Recently a number of articles have been published that are of particular interest with respect to the development and use of drones.
William Wan and Peter Finn, “Global race on to match U.S. drone capabilities, Washington Post, July 4, 2011
Elisabeth Bumiller and Thom Shanker, “War Evolves With Drones, Some Tiny as Bugs,” New York Times, June 19, 2011
Peter Beaumont, “Campaigners seek arrest of former CIA legal chief over Pakistan drone attacks: UK human rights lawyer leads bid to have John Rizzo arrested over claims he approved attacks that killed hundreds of people,” The Guardian, July 15.2010
Michael Tennant, “U.S. Begins Drone Strikes in Somalia,” The New American, July 14, 2011
In previous articles, The Trenchant Observer has pointed to some of the troubling issues in international law raised by the use of unpiloted aircraft or drones in situations removed from the active battlefield in an on-going armed conflict.
Now, with other countries driving to develop comparable military capabilities in the form of drones, some as tiny as bugs, the short-sightedness of U.S. military policy regarding drones has come fully into view.
Moreover, as far as is publicly known, the United States has done nothing to develop in cooperation with other countries new international legal regimes and norms that might help to control what appears to be a headlong rush toward real anarchy among the nations of the world.
President Barack Obama rarely, if ever, speaks of international law. In his Nobel Prize acceptance speech, he spoke not of international law and legal norms, but rather of international “rules” or “norms”. The words “international law” are absent from his discourse.
One consequence has been an approach to international law that can be summed up as “If I can get away with it I can do it,” a formulation that goes back to Justice Oliver Wendell Holmes Jr.’s famous dictum about “the bad man theory of law”.
The system of international law is different from the domestic system in which a “bad man” might focus on the law only in terms of what he might be able to get away with. For the nations that are subject to international law are themselves the creators of the norms of international law. They are at once the legislature, the sheriff and the potential offender. This creates a dual responsibility on the part of nation states and their lawyers: They must not simply interpret international legal norms in a permissive way that allows them to do what they want, but also act to safeguard and strengthen the system of international law, and the way international legal norms wiil be interpreted by other countries. This is sometimes referred to by international lawyers as the “double-function” (or “dédoublement fonctionnel)” of international lawyers and states: in choosing a course of action they must not only seek to pursue their own short-term objectives, but also the critically-important longer-term objectives of building a viable international legal order that will contribute to their own security.
It is precisely in this area, of the obligation to build future international norms and regimes, while not weakening those that exist, that the United States has utterly failed with respect to drones.

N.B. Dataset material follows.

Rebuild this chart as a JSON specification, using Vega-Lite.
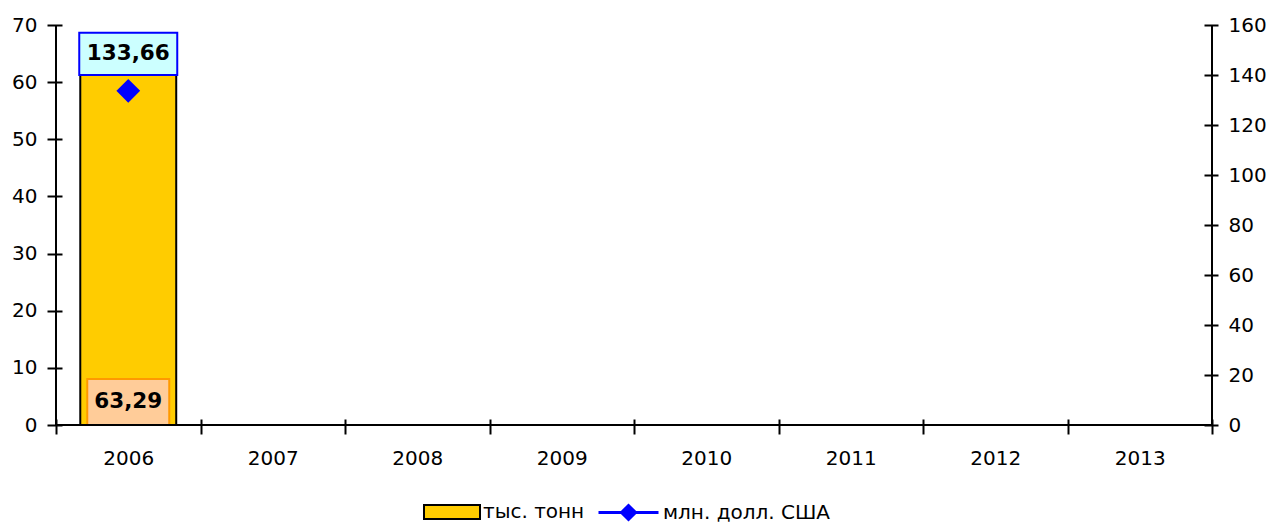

In past eras, legal regimes to prevent the use of space for military purposes, or the seabed, were developed in order to shape the future environment in which force might be employed. This the Obama administration has failed to do with respect to drones, both as a result of a very short-sighted pursuit of immediate military advantages through their use, and as a result of the fact that President Obama does not seem to understand very deeply the function of international law in safeguarding the nation’s security.
To facilitate reflection on these issues and the legality under international law of the use of drones, a review of the following articles previously published here might be useful.
UPDATE: Anwar al-Aulaqi: Targeted Killings, Self-Defense, and War Crimes, August 6, 2010
Targeted Killings: U.N. Special Rapporteur Alston Publishes Report to U.N. Human Rights Council, June 2, 2010
Targeted Killings by Drone Aircraft: A View From India, and Some Observations, May 20, 2010
Targeted Assassinations: Mahmoud al-Mabhouh, International Law, and Strategic Implications, February 17, 2010
U.S. Targeted Assassinations Violate Citizen’s Right to Life and Due Process, Undercut International Law
February 3, 2010
As Thomas M. Frank (1931-2009), a distinguished international lawyer and professor of international law at New York University, and Edward Weisband once observed, we should be careful whether to observe and how to interpret international law, because “the law you make may be your own.”